WORK INSTRUCTIONS
Reproduce, character for character, the lines below from the first through the one with "from matplotlib.transforms import". Leave pictures out.
* * *
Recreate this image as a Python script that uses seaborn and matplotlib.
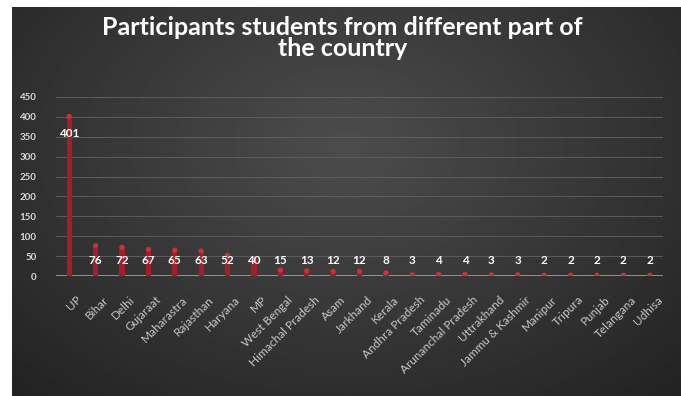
import numpy as np
import pandas as pd
import seaborn as sns
from matplotlib import pyplot as plt
from matplotlib.transforms import ScaledTranslation

states = ['UP', 'Bihar', 'Delhi', 'Gujaraat', 'Maharastra', 'Rajasthan', 'Haryana', 'MP',
          'West Bengal', 'Himachal Pradesh', 'Asam', 'Jarkhand', 'Kerala', 'Andhra Pradesh',
          'Taminadu', 'Arunanchal Pradesh', 'Uttrakhand', 'Jammu & Kashmir', 'Manipur',
          'Tripura', 'Punjab', 'Telangana', 'Udhisa']
students = [401, 76, 72, 67, 65, 63, 52, 40, 15, 13, 12, 12, 8, 3, 4, 4, 3, 3, 2, 2, 2, 2, 2]
y_ticks = [0, 50, 100, 150, 200, 250, 300, 350, 400, 450]

df = pd.DataFrame({'state': states, 'students': students})

sns.set_theme(style='dark')
plt.rcParams['font.family'] = ['Lato', 'DejaVu Sans']

fig = plt.figure(figsize=(6.81, 3.96), dpi=100)
fig.patch.set_facecolor('white')

# dark radial gradient panel behind everything
bg = fig.add_axes([12 / 681, -0.01, 1 - 12 / 681, 389 / 396 + 0.01], zorder=0)
yy, xx = np.mgrid[0:1:200j, 0:1:300j]
r = np.sqrt(((xx - 0.5) / 0.75) ** 2 + ((yy - 0.35) / 0.9) ** 2)
bg.imshow(0.30 - 0.17 * np.clip(r, 0, 1), cmap='gray', vmin=0, vmax=1,
          aspect='auto', extent=[0, 1, 0, 1], origin='upper')
bg.set_xlim(0, 1)
bg.set_ylim(0, 1)
bg.set_facecolor('#222222')
bg.set_xticks([])
bg.set_yticks([])
for s in bg.spines.values():
    s.set_visible(False)

ax = fig.add_axes([56 / 681, 120 / 396, 607 / 681, 179 / 396], zorder=1)
ax.patch.set_alpha(0)
sns.barplot(data=df, x='state', y='students', color='#a51d26', width=0.2,
            saturation=1, edgecolor='none', linewidth=0, ax=ax, zorder=3)
# cylinder caps
ax.scatter(np.arange(len(states)), df['students'], s=14, color='#cf2f38',
           edgecolor='none', zorder=4)

for i, v in enumerate(students):
    ypos = v - 44 if v > 100 else 40
    ax.text(i, ypos, str(v), ha='center', va='center', color='white',
            fontsize=8.5, fontweight='bold', zorder=5)

ax.set_ylim(0, 450)
ax.set_xlim(-0.5, len(states) - 0.5)
ax.set_yticks(y_ticks)
ax.set_yticklabels([str(t) for t in y_ticks], color='#d9d9d9', fontsize=7, fontweight='bold')
ax.yaxis.grid(True, color='#5c5c5c', linewidth=0.7, zorder=0)
ax.xaxis.grid(False)
ax.set_xticks(range(len(states)))
ax.set_xticklabels(states, rotation=45, ha='right', rotation_mode='anchor',
                   color='#c8c8c8', fontsize=8.5)
ax.tick_params(axis='x', length=0, pad=13)
ax.tick_params(axis='y', length=0, pad=14)
shift = ScaledTranslation(5 / 72, 0, fig.dpi_scale_trans)
for lbl in ax.get_xticklabels():
    lbl.set_transform(lbl.get_transform() + shift)
ax.axhline(0, color='#9a9a9a', linewidth=1.3, zorder=2)
ax.set_xlabel('')
ax.set_ylabel('')
for s in ax.spines.values():
    s.set_visible(False)

fig.text(0.503, 0.905, 'Participants students from different part of\nthe country',
         ha='center', va='center', color='white', fontsize=18, fontweight='bold',
         linespacing=0.9)

fig.savefig('out.png', dpi=100)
* * *
ANSWER IN FULL
Recreate this image as a Python script that uses seaborn and matplotlib.
import numpy as np
import pandas as pd
import seaborn as sns
from matplotlib import pyplot as plt
from matplotlib.transforms import ScaledTranslation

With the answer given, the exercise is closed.